Ce nouveau processus de création permet au compositeur d’ajuster sa partition en fonction des commentaires de toutes les personnes impliquées et, en particulier, des interprètes. Il en résulte un travail d’horloger qui vise à raffiner l’adéquation entre le texte et la musique. Par exemple, en accord avec la librettiste Hélène Dorion et la soprano qui tiendra le rôle de Grace, Éric Champagne a revu le rythme d’un passage. Le but ? Scinder en deux la ligne mélodique d’un vers pour permettre à la chanteuse de respirer et de soutenir la note finale sur l’entrée du personnage de Marguerite qui exprime une idée opposée, justement pour transposer en musique la dissonance dans leurs propos. Lui-même un grand lecteur – il avoue d’ailleurs avoir eu un coup de cœur pour les Mémoires d’Hadrien (1951) de Yourcenar – Éric Champagne dit avoir un grand respect pour la littérature et le fait littéraire. Il n’a donc aucune intention de déconstruire le texte, bien qu’il assume que par moments, la convention de l’opéra exige que la compréhension cède la place à l’expression lyrique.

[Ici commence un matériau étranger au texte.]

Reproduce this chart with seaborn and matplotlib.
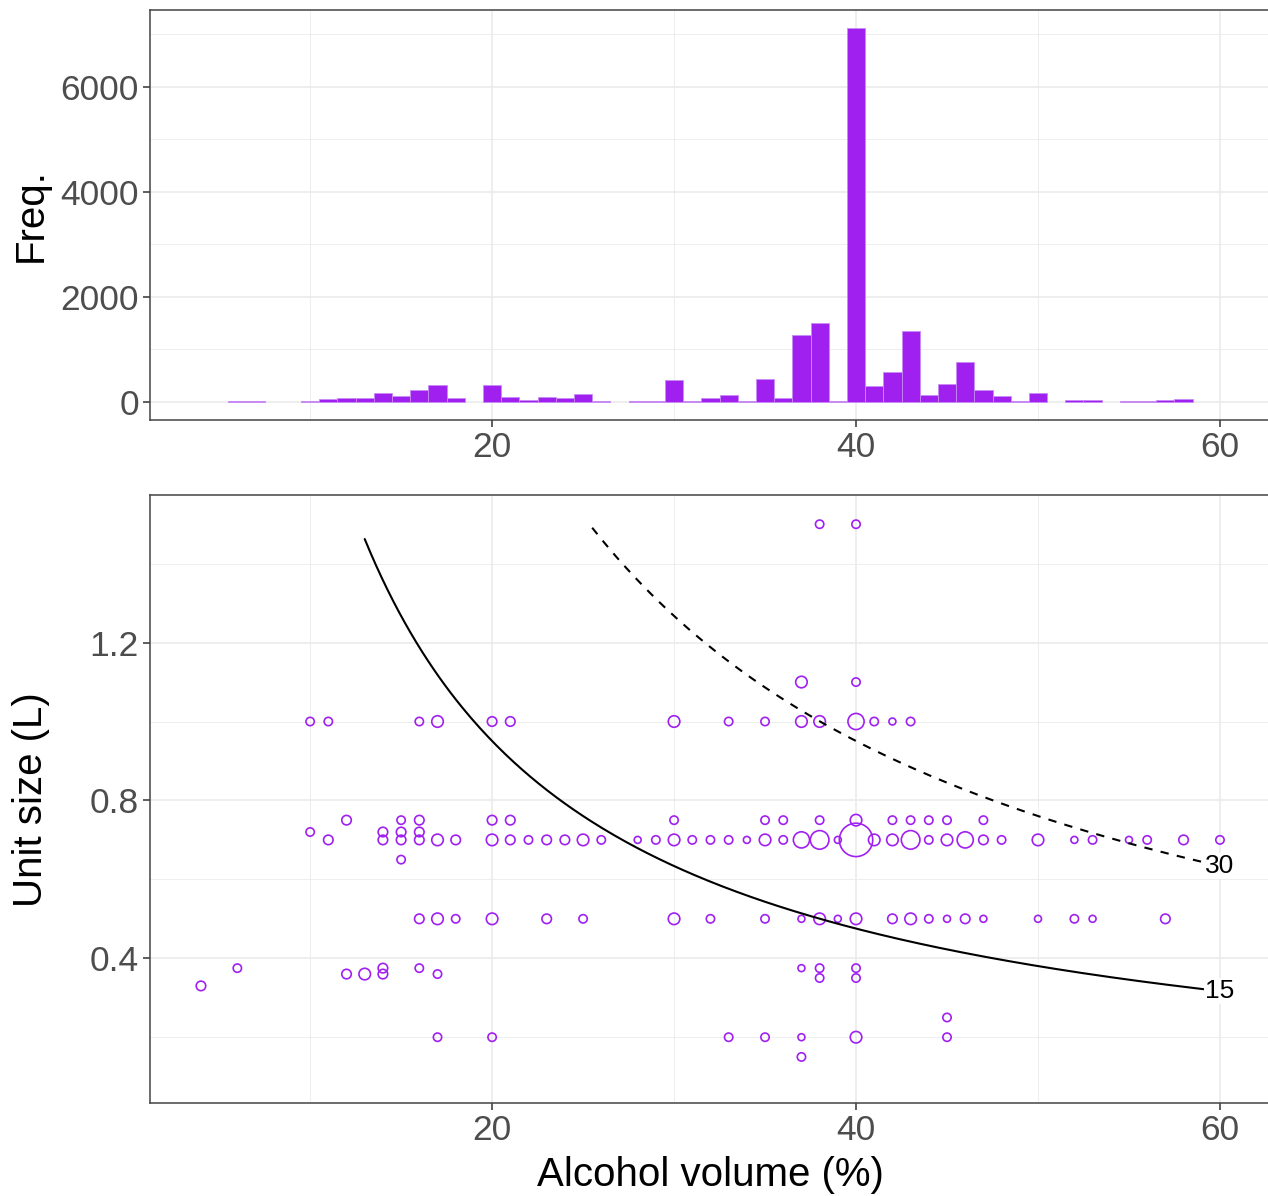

Que peut-on donc attendre de la partition d’Éric Champagne ? D’abord, une écriture qui laisse la part belle aux mots ; ensuite, une grande expressivité dans les parties de solistes et une écriture chorale dépouillée sans être simpliste. On peut s’attendre aussi à quelques pastiches musicaux, car Éric Champagne reprend dans sa partition une stratégie employée par les librettistes qui ont recréé des fragments des œuvres de Yourcenar dans le texte. Il y a notamment une scène de réception où le livret prévoit la présence d’une chanteuse, et pour que la musique entre en résonnance avec les émotions dépeintes dans ce passage, le compositeur a choisi de faire allusion à l’univers sonore de Puccini en proposant une réécriture d’un air tiré de Tosca (1899). Autre exemple : celui de la scène à l’Académie française, qui, de l’aveu du compositeur, est largement inspirée de la scène de la valse de l’acte 2 dans Eugène Onéguine (1879) de Tchaïkovski.
« Retourner à sa vie qui ne sera plus celle d’avant »

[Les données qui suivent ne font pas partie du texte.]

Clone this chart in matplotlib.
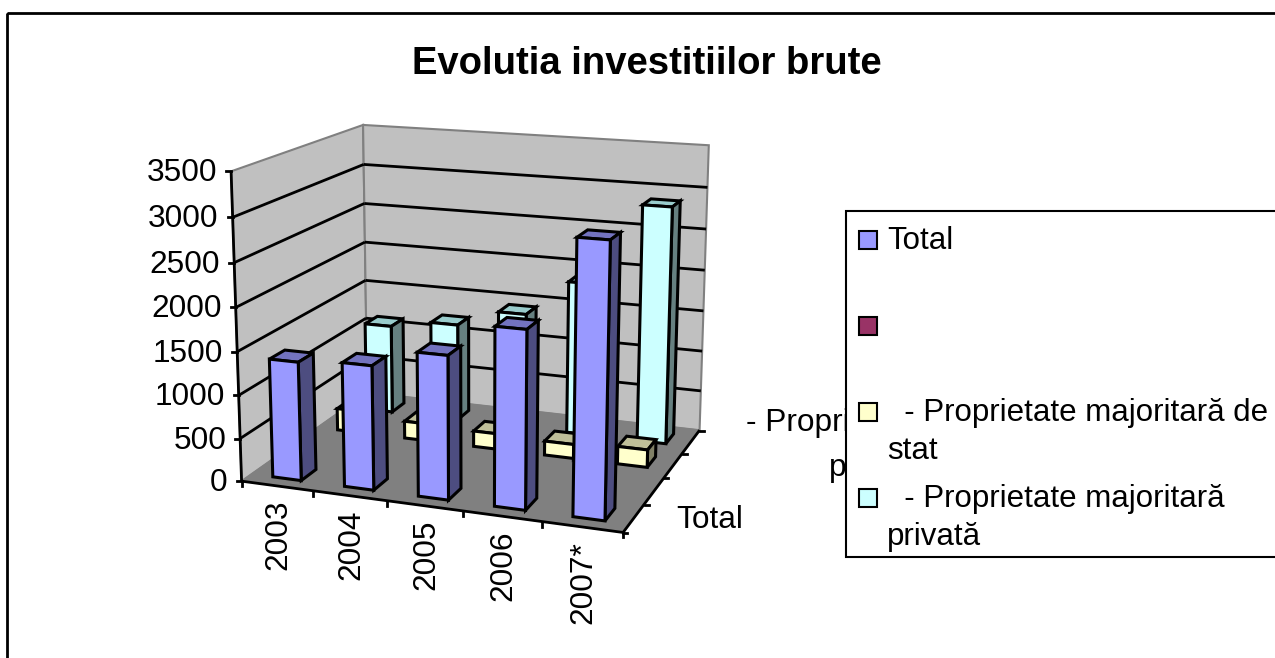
import numpy as np
import matplotlib
matplotlib.use("Agg")
import matplotlib.pyplot as plt
from matplotlib.patches import Polygon, Rectangle

plt.rcParams['font.family'] = ['Liberation Sans', 'DejaVu Sans']

# ---- data
title = "Evolutia investitiilor brute"
categories = ["2003", "2004", "2005", "2006", "2007*"]
total = [1375, 1425, 1630, 2000, 3020]
stat = [270, 210, 190, 170, 210]
private = [1110, 1210, 1425, 1875, 2865]
z_ticks = [0, 500, 1000, 1500, 2000, 2500, 3000, 3500]
legend_labels = ["Total", "", "  - Proprietate majoritară de\nstat", "  - Proprietate majoritară\nprivată"]
depth_labels = ["Total", "- Propri", "p"]

W, H = 1275, 658
FS = 22.8
FS_LEG = 22.5
fig = plt.figure(figsize=(W / 100, H / 100), dpi=100)
ax = fig.add_axes([0, 0, 1, 1])
ax.set_xlim(0, W)
ax.set_ylim(H, 0)
ax.axis("off")

# ---- projective camera fitted to the box corners (category, series, value) -> pixels
NX, NY, ZMAX = len(categories), 4, z_ticks[-1]
box = [(0, 0, ZMAX), (0, NY, ZMAX), (NX, NY, ZMAX), (0, 0, 0), (NX, 0, 0), (NX, NY, 0), (0, NY, 0)]
pix = [(230.7, 171), (363.5, 125), (708.7, 145.5), (242.3, 481), (622.7, 533), (700, 429.5), (366.5, 393)]
A = []
for (x, y, z), (u, v) in zip(box, pix):
    A.append([x, y, z, 1, 0, 0, 0, 0, -u * x, -u * y, -u * z])
    A.append([0, 0, 0, 0, x, y, z, 1, -v * x, -v * y, -v * z])
b = np.array(pix).ravel()
P = np.append(np.linalg.lstsq(np.array(A, float), b, rcond=None)[0], 1.0).reshape(3, 4)


def proj(x, y, z):
    q = P @ np.array([x, y, z, 1.0])
    return q[0] / q[2], q[1] / q[2]


def face(pts, fc, ec="black", lw=2.2, z=2):
    ax.add_patch(Polygon([proj(*p) for p in pts], closed=True, fc=fc, ec=ec, lw=lw,
                         joinstyle="miter", zorder=z))


def line(p, q, color="black", lw=2.0, z=1.5):
    a, b_ = proj(*p), proj(*q)
    ax.plot([a[0], b_[0]], [a[1], b_[1]], color=color, lw=lw, zorder=z, solid_capstyle="butt")


# walls and floor
face([(0, 0, 0), (0, NY, 0), (0, NY, ZMAX), (0, 0, ZMAX)], "#C0C0C0", "#808080", 1.5, 1)
face([(0, NY, 0), (NX, NY, 0), (NX, NY, ZMAX), (0, NY, ZMAX)], "#C0C0C0", "#808080", 1.5, 1)
face([(0, 0, 0), (NX, 0, 0), (NX, NY, 0), (0, NY, 0)], "#808080", "#808080", 1.0, 1.2)

# gridlines and ticks
for t in z_ticks[1:-1]:
    line((0, 0, t), (0, NY, t))
    line((0, NY, t), (NX, NY, t))
line((0, 0, 0), (0, 0, ZMAX))
line((0, 0, 0), (NX, 0, 0))
line((NX, 0, 0), (NX, NY, 0))
for t in z_ticks:
    u, v = proj(0, 0, t)
    ax.plot([u - 5, u], [v, v], color="black", lw=2, zorder=1.5)
    ax.text(u - 14, v + 2, str(t), ha="right", va="center", fontsize=FS, zorder=5)
for i in range(NX + 1):
    u, v = proj(i, 0, 0)
    ax.plot([u, u], [v, v + 5], color="black", lw=2, zorder=1.5)
for j in range(NY + 1):
    u, v = proj(NX, j, 0)
    ax.plot([u, u + 4], [v + 1, v + 1], color="black", lw=2, zorder=1.5)
for i, c in enumerate(categories):
    u, v = proj(i + 0.5, 0, 0)
    ax.text(u + 1, v + 14, c, rotation=90, ha="center", va="top", fontsize=FS, zorder=5)

# bars
BX, BY = 0.30, 0.28
series = [(3, private, "#CCFFFF", "#99CCCC", "#668080"),
          (2, stat, "#FFFFCC", "#BFBF99", "#808066"),
          (0, total, "#9999FF", "#7373BF", "#4D4D80")]
order = 3
for row, vals, c_front, c_top, c_side in series:
    for i, val in enumerate(vals):
        x0, x1 = i + BX, i + 1 - BX
        y0, y1 = row + BY, row + 1 - BY
        face([(x0, y0, 0), (x1, y0, 0), (x1, y0, val), (x0, y0, val)], c_front, z=order + 0.2)
        face([(x0, y0, val), (x1, y0, val), (x1, y1, val), (x0, y1, val)], c_top, z=order)
        face([(x1, y0, 0), (x1, y1, 0), (x1, y1, val), (x1, y0, val)], c_side, z=order + 0.1)
        order += 0.5

# depth axis labels (the legend hides the rest of the wrapped label in the reference)
ax.text(676, 520, depth_labels[0], ha="left", va="center", fontsize=FS, zorder=5)
ax.text(746, 423, depth_labels[1], ha="left", va="center", fontsize=FS, zorder=5)
ax.text(829, 468, depth_labels[2], ha="left", va="center", fontsize=FS, zorder=5)

# title
ax.text(647, 64, title, ha="center", va="center", fontsize=27.5, fontweight="bold", zorder=5)

# chart frame
ax.add_patch(Rectangle((7, 13), 1300, 700, fc="none", ec="black", lw=2, zorder=20))

# legend
ax.add_patch(Rectangle((846, 211), 460, 346, fc="white", ec="black", lw=1.5, zorder=30))
swatch_colors = ["#9999FF", "#993366", "#FFFFCC", "#CCFFFF"]
swatch_y = [231, 317, 403, 489]
for lab, col, sy in zip(legend_labels, swatch_colors, swatch_y):
    ax.add_patch(Rectangle((859, sy), 18, 18, fc=col, ec="black", lw=1.5, zorder=31))
    parts = lab.split("\n")
    ax.text(887, sy + 10, parts[0], ha="left", va="center", fontsize=FS_LEG, zorder=32)
    if len(parts) > 1:
        ax.text(887, sy + 48, parts[1], ha="left", va="center", fontsize=FS_LEG, zorder=32)

fig.savefig("out.png", dpi=100, facecolor="white")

Ces mots, tirés de la scène 2 du premier acte de Yourcenar : Une île de passions, témoignent à eux seuls de la forte résonnance de l’œuvre avec le temps actuel. Plus que jamais, les sensibilités sont exacerbées et la récente fermeture des salles de spectacles amène (encore une fois) à prendre conscience de la valeur et de la place de l’art dans nos vies. Les thèmes de la fragilité ou des bouleversements traversant nos vies qui sont abordés dans cet opéra n’en paraissent que plus évidents, et trouveront dans cette une œuvre une expression hautement poétique. Prévue pour l’été 2022, la création mondiale de Yourcenar : Une île de passions permettra de découvrir une œuvre qui s’annonce déjà promise à un bel avenir.